Memento (2000): United States – directed by Christopher Nolan

Rated R by the MPAA – contains some violence, drug content, language, and mature themes

Memento is a tragedy, a cautionary and ironic picture of humanity bookended by murder.  It is also a thrilling and entertaining mystery clouded by a single man’s imperfect memory.

Some might complain that Memento’s narrative technique is gimmicky, glossing over and gussying up a shallow story.  I would have to disagree ardently with this complaint.  Telling a story backward is not unique in cinema, but, just as Pulp Fiction organizes various cliches and stereotypes into an original package, Memento uses its structure in an exemplary manner, underlining some of the intricate themes it presents.

As an exciting and engaging thriller, Memento succeeds admirably.  The story, while straightforward and coherent when adequate attention is given to the movie, plays out like a crime drama/revenge thriller involving a variety of drug deals and nefarious personalities, all revolving around one man’s “condition.”

Leonard (Guy Pearce) has a problem.  A traumatic brain injury left his hippocampus unable to form new short term memories.  His motor functions are fine, and actions he learned before the injury are easy to perform.  But, if given a few moments, his mind will fade and he will forget where he is or what he is doing.  “OK, so what am I doing?…Oh, I’m chasing this guy…No… he’s chasing me.”

Leonard’s limited voiceover is one of the most effective and essential in the history of cinema.  It provides a slight peak into the inner monologue that constantly plagues Leonard and how his brain appears to work.  It also provides some of the more darkly comic moments of the film.

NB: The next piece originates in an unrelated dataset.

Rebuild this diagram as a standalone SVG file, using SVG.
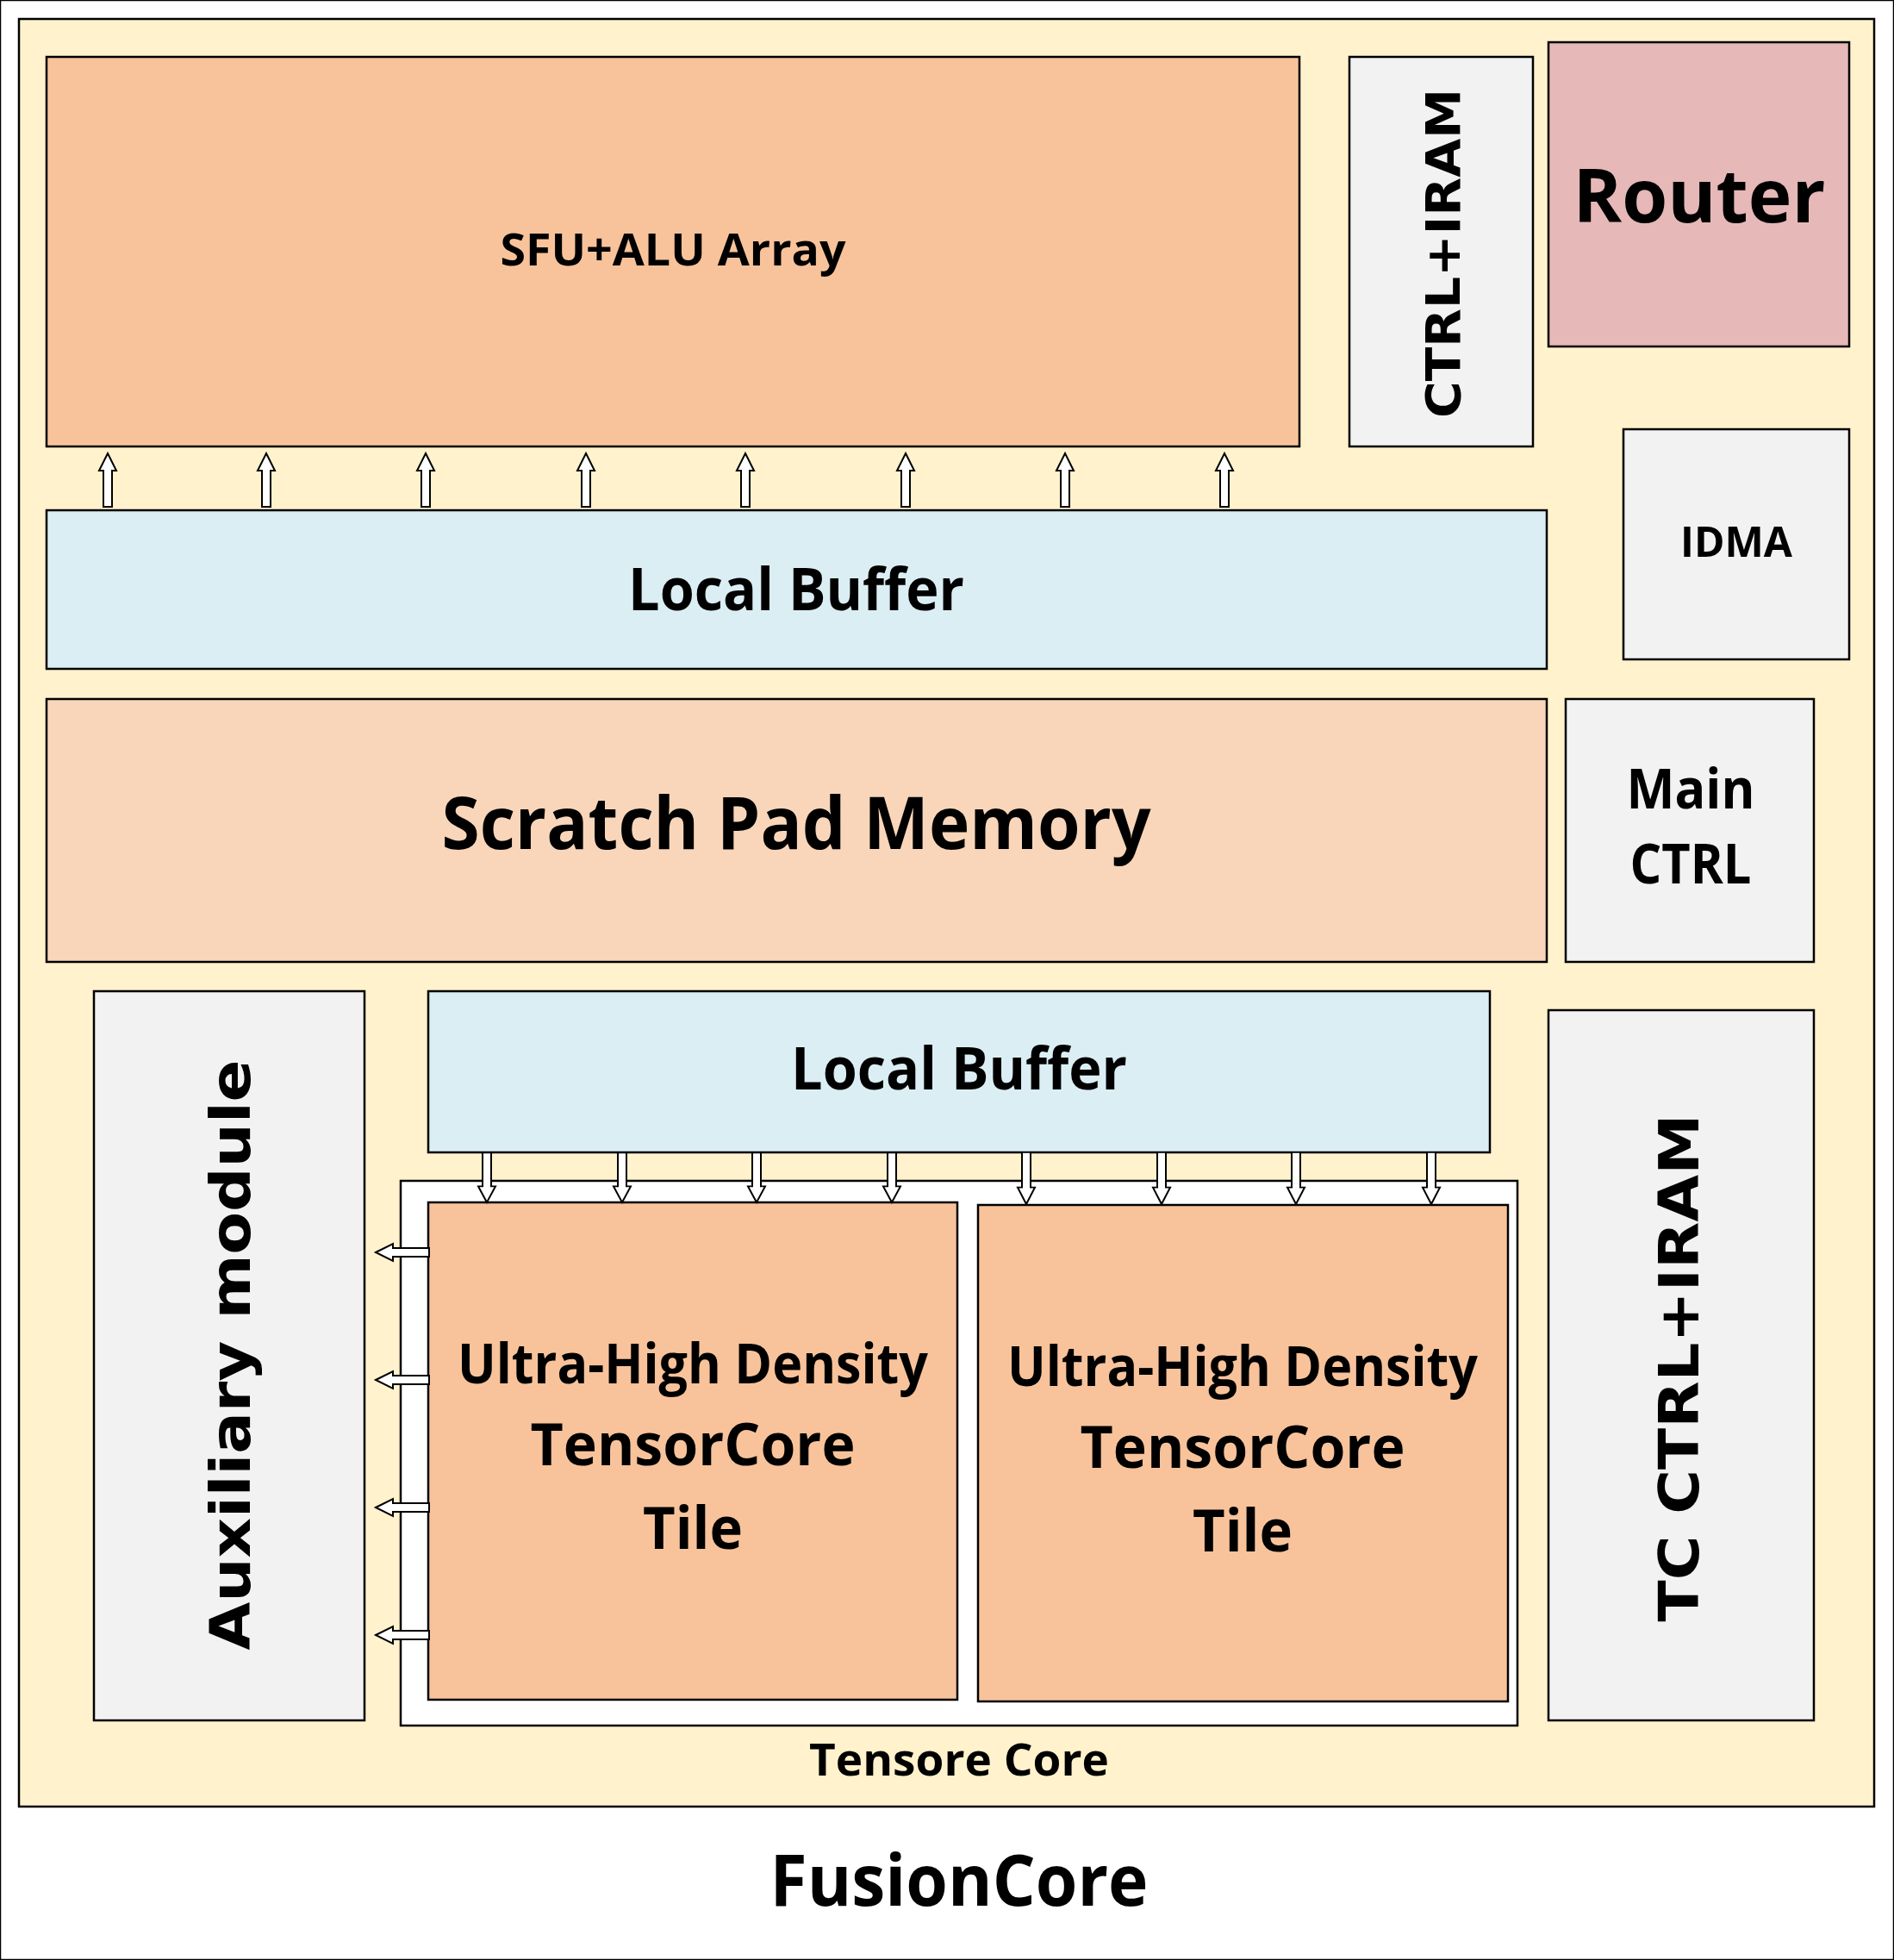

There are a number of characters in Leonard’s life, all of whom, at one time or another, may have ulterior motives in using and manipulating him.  His handicap makes him a target and a tool.  Natalie (Carrie-Anne Moss) and Teddy (Joe Pantoliano) are his two closest friends, or at least the two people with whom he spends the most time, and they both have mysterious connections to each other and various drug dealers.  They both tell Leonard that they are on his side, helping him track down the man who murdered his wife and left him with a debilitating brain injury.

But Memento does not revel in Leonard’s pursuit of his personal enemy, and does not satisfy the bloodlust that so many revenge films seek to instill in their audiences.  The story (by director Christopher Nolan’s brother, Jonathan) is taut and relentless.  But take a closer look at the story and the characters and the dialogue and it becomes evident that there are many layers to the film.  Herein lies the tragedy and the dark portrait of humankind’s condition.  Leonard’s plight is human and understandable, and slight spoilers may be present in the following discussion.

Leonard takes myriad notes as he attempts to organize his life.  Not being able to remember anything takes its toll and he learns not to speak on the phone or take people for their word.  The more important notes he jots down on Polaroids he snaps of important locations and people, and the most vital information he imprints into his skin with ink.  But in the moments after a shocking revelation or violent action the onus lies with Leonard what to make of the event.  He is aware that he will forget anything he does not write down or make permanent, and in this way he filters not only his reality, but also his future actions.

There are serious consequences for some of the filters Leonard applies to his inked “memories.”  Many of them revolve around his need to have a case to solve; his hunting of the man who murdered his wife drives him and gives his life purpose.  As he states toward the end of the film, he needs to believe that his actions have meaning.  By revising his memories as they happen he injects meaning and purpose into his life, giving him a reason to exist and continue living.  In his quest to constantly have a reason to live he does many things a conventional hero or protagonist would avoid.  His sins are numerous and all the more profound given how he consciously alters his memories by what he mentions in his personal notes.

But this is what all men and women do on a continuing basis.  We need to believe that we have a purpose on Earth, often leading us to correct and manipulate the way we view our past actions.  This search for a higher power or purpose drives many people.  Memento, with its flawed and imperfect characters, serves as a picture of humankind’s deep and costly depravity and desire for fulfillment.

The amazing thing about Memento is how the immaculate production hides itself, allowing the themes and story to become apparent.  The unique narrative structure aside, the filmmaking is wonderful and deceptively understated, with convincing performances and smart and sharp directing and editing.  The reverse-chronological telling of Leonard’s tale underscores his reliance not on past memories, but on immediate events and his essential notes.  It makes an initial viewing of the film a great discovery.  Additional viewings are just as enjoyable, if not more so, due to the number of intricate layers Memento conceals.

It’s hard to provide a stronger recommendation for a movie.  Those looking for a complicated and entertaining story will not be disappointed, and those willing to look a little deeper at some of the themes presented will gain enlightenment.  There is as much to discuss about Memento’s story as there is its view on humankind’s ability and need to create and alter their reality for their own ends.  Memento rightly deserves its spot as one of the decade’s most remarkable films.